The Global AI Rulebook: Inside the Race to Regulate Intelligence

AI laws are coming fast—but unevenly. Explore how the EU, US, and China are shaping the global AI rulebook and what’s at stake.

The Global AI Rulebook: Inside the Race to Regulate Intelligence
Photo by Google DeepMind / Unsplash

AI is moving fast. Lawmakers are scrambling to keep up.
From Brussels to Beijing to Washington, the race is on to write the global AI rulebook—before unchecked intelligence rewrites the rules for us.

With generative AI reshaping economies and influencing elections, governments are no longer asking if AI should be regulated, but how—and who gets to decide.

Why Regulating AI Is So Complex

AI isn’t like past technologies. It’s:

  • Opaque: Models often make decisions no one fully understands
  • Borderless: An algorithm trained in one country impacts users worldwide
  • Rapidly evolving: Regulations can become outdated before they’re enacted

As a result, nations are struggling to balance innovation and oversight—with wildly different approaches.

Europe Leads with the AI Act

The EU AI Act, passed in 2024, is the world’s first comprehensive framework.
It classifies AI systems by risk—banning some, tightly regulating others. Key rules:

  • High-risk AI (like hiring tools or credit scoring) must meet transparency, safety, and accountability standards
  • Prohibited uses include social scoring and real-time facial recognition in public

The EU’s stance is clear: protect citizens first, innovate second.

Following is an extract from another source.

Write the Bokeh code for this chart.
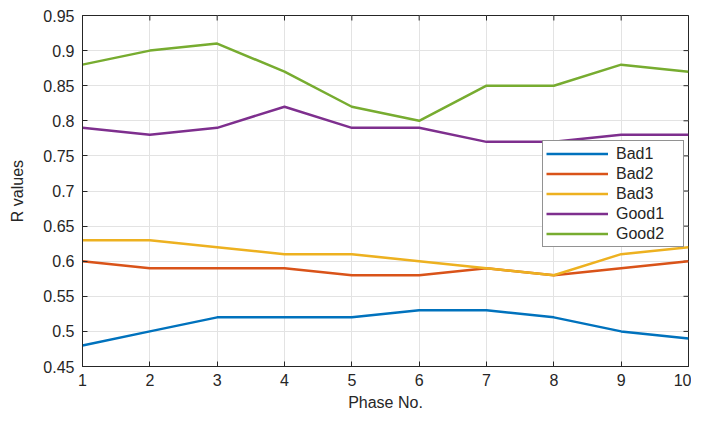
import math
from bokeh.plotting import figure
from bokeh.models import FixedTicker, Legend, LegendItem, Range1d
from bokeh.embed import file_html
from bokeh.resources import INLINE

phases = [1, 2, 3, 4, 5, 6, 7, 8, 9, 10]
bad1 = [0.48, 0.50, 0.52, 0.52, 0.52, 0.53, 0.53, 0.52, 0.50, 0.49]
bad2 = [0.60, 0.59, 0.59, 0.59, 0.58, 0.58, 0.59, 0.58, 0.59, 0.60]
bad3 = [0.63, 0.63, 0.62, 0.61, 0.61, 0.60, 0.59, 0.58, 0.61, 0.62]
good1 = [0.79, 0.78, 0.79, 0.82, 0.79, 0.79, 0.77, 0.77, 0.78, 0.78]
good2 = [0.88, 0.90, 0.91, 0.87, 0.82, 0.80, 0.85, 0.85, 0.88, 0.87]
series_names = ["Bad1", "Bad2", "Bad3", "Good1", "Good2"]
series_colors = ["#0072BD", "#D95319", "#EDB120", "#7E2F8E", "#77AC30"]
y_ticks = [0.45, 0.5, 0.55, 0.6, 0.65, 0.7, 0.75, 0.8, 0.85, 0.9, 0.95]
y_tick_labels = ["0.45", "0.5", "0.55", "0.6", "0.65", "0.7", "0.75", "0.8", "0.85", "0.9", "0.95"]

FONT = "Liberation Sans"
TXT = "#262626"

p = figure(width=691, height=413, output_backend="svg", toolbar_location=None,
           x_range=Range1d(phases[0], phases[-1]), y_range=Range1d(y_ticks[0], y_ticks[-1]),
           min_border_left=82, min_border_right=3, min_border_top=15, min_border_bottom=38)

p.outline_line_color = TXT
p.outline_line_width = 1
p.background_fill_color = "white"

for ax in (p.xaxis[0], p.yaxis[0]):
    ax.major_tick_in = 5
    ax.major_tick_out = 0
    ax.minor_tick_line_color = None
    ax.axis_line_color = TXT
    ax.major_tick_line_color = TXT
    ax.major_label_text_font = FONT
    ax.major_label_text_font_size = "16px"
    ax.major_label_text_color = TXT
    ax.axis_label_text_font = FONT
    ax.axis_label_text_font_size = "16px"
    ax.axis_label_text_font_style = "normal"
    ax.axis_label_text_color = TXT

p.xaxis.ticker = FixedTicker(ticks=phases)
p.yaxis.ticker = FixedTicker(ticks=y_ticks)
p.yaxis.major_label_overrides = {t: l for t, l in zip(y_ticks, y_tick_labels)}
p.xaxis.axis_label = "Phase No."
p.yaxis.axis_label = "R values"
p.xaxis.major_label_standoff = 7
p.xaxis.axis_label_standoff = 5
p.yaxis.major_label_standoff = 8
p.yaxis.axis_label_standoff = 14

p.xgrid.grid_line_color = "#e3e3e3"
p.ygrid.grid_line_color = "#e3e3e3"
p.xgrid.grid_line_width = 1
p.ygrid.grid_line_width = 1

# inward ticks on the top and right edges of the box (clipped to the frame)
p.scatter(phases, [y_ticks[-1]] * len(phases), marker="dash", size=10, angle=math.pi / 2,
          line_color=TXT, line_width=1)
p.scatter([phases[-1]] * len(y_ticks), y_ticks, marker="dash", size=10,
          line_color=TXT, line_width=1)

items = []
for name, color, ys in zip(series_names, series_colors, [bad1, bad2, bad3, good1, good2]):
    r = p.line(phases, ys, line_color=color, line_width=2.5)
    items.append(LegendItem(label=name, renderers=[r]))

legend = Legend(items=items, location=(460, 119))
legend.label_text_font = FONT
legend.label_text_font_size = "16px"
legend.label_text_color = TXT
legend.border_line_color = "#262626"
legend.border_line_width = 1
legend.background_fill_color = "white"
legend.background_fill_alpha = 1
legend.glyph_width = 62
legend.glyph_height = 19
legend.label_height = 19
legend.label_width = 64
legend.label_standoff = 8
legend.spacing = 1
legend.padding = 3
legend.margin = 0
p.add_layout(legend, "center")

open("out.html", "w").write(file_html(p, INLINE))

The U.S. Focuses on Voluntary Standards

The U.S. is taking a lighter-touch approach—for now.
Biden’s 2023 AI Executive Order sets broad guardrails, focusing on:

  • Safety testing
  • Fairness audits
  • Government use of AI

Rather than sweeping laws, the U.S. relies on industry self-regulation, prompting criticism that it's moving too slowly to rein in big tech.

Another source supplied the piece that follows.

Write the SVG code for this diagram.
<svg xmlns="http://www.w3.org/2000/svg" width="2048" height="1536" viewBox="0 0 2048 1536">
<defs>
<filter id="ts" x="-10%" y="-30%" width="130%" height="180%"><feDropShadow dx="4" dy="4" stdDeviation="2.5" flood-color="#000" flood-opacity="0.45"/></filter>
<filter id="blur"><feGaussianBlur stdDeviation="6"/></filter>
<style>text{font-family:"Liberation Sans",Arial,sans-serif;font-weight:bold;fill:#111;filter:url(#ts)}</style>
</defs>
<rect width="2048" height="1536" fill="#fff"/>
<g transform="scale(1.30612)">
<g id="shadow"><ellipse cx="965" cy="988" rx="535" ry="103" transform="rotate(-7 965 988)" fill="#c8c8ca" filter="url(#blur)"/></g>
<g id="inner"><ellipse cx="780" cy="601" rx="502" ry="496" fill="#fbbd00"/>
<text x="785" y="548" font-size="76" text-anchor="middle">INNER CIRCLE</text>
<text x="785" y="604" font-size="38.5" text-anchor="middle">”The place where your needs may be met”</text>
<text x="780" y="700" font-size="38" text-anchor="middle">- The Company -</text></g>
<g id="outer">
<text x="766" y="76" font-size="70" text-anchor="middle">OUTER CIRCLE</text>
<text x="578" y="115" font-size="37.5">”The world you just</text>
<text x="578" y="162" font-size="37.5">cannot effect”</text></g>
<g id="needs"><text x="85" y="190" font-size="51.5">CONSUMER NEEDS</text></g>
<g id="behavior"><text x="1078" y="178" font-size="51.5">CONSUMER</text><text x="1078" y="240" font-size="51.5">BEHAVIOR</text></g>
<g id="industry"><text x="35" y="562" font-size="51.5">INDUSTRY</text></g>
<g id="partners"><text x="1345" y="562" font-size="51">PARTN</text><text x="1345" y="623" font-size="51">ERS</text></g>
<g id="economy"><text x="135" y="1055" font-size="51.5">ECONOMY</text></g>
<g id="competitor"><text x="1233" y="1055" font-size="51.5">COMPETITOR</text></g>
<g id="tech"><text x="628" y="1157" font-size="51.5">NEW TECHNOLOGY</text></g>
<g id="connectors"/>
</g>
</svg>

China: Control Meets Acceleration

China’s model is unique: regulate AI to preserve state authority, not just public safety.
Its laws mandate:

  • Real-name registration for AI content
  • Censorship of generative models
  • Strict oversight of “deep synthesis” technologies

While some see this as draconian, China has moved faster than most to implement enforceable AI controls—especially in public-facing applications.

A Fragmented Future?

With the world’s top powers charting separate paths, we may face an AI governance gap:

  • Companies may “jurisdiction shop” to train models where laws are lax
  • A lack of global standards could fuel AI inequality and cross-border risk
  • Differing definitions of harm, privacy, and accountability will make global collaboration harder

The danger? An AI Cold War, where ideological divides drive how intelligence is regulated.

Conclusion: The Clock Is Ticking

AI regulation is no longer theoretical. The stakes are real—for democracy, economics, and human rights.

The world needs not just national policies, but global coordination. Otherwise, we risk letting a handful of companies or countries shape intelligence for the rest of us.

The rulebook is being written. The only question is: who holds the pen?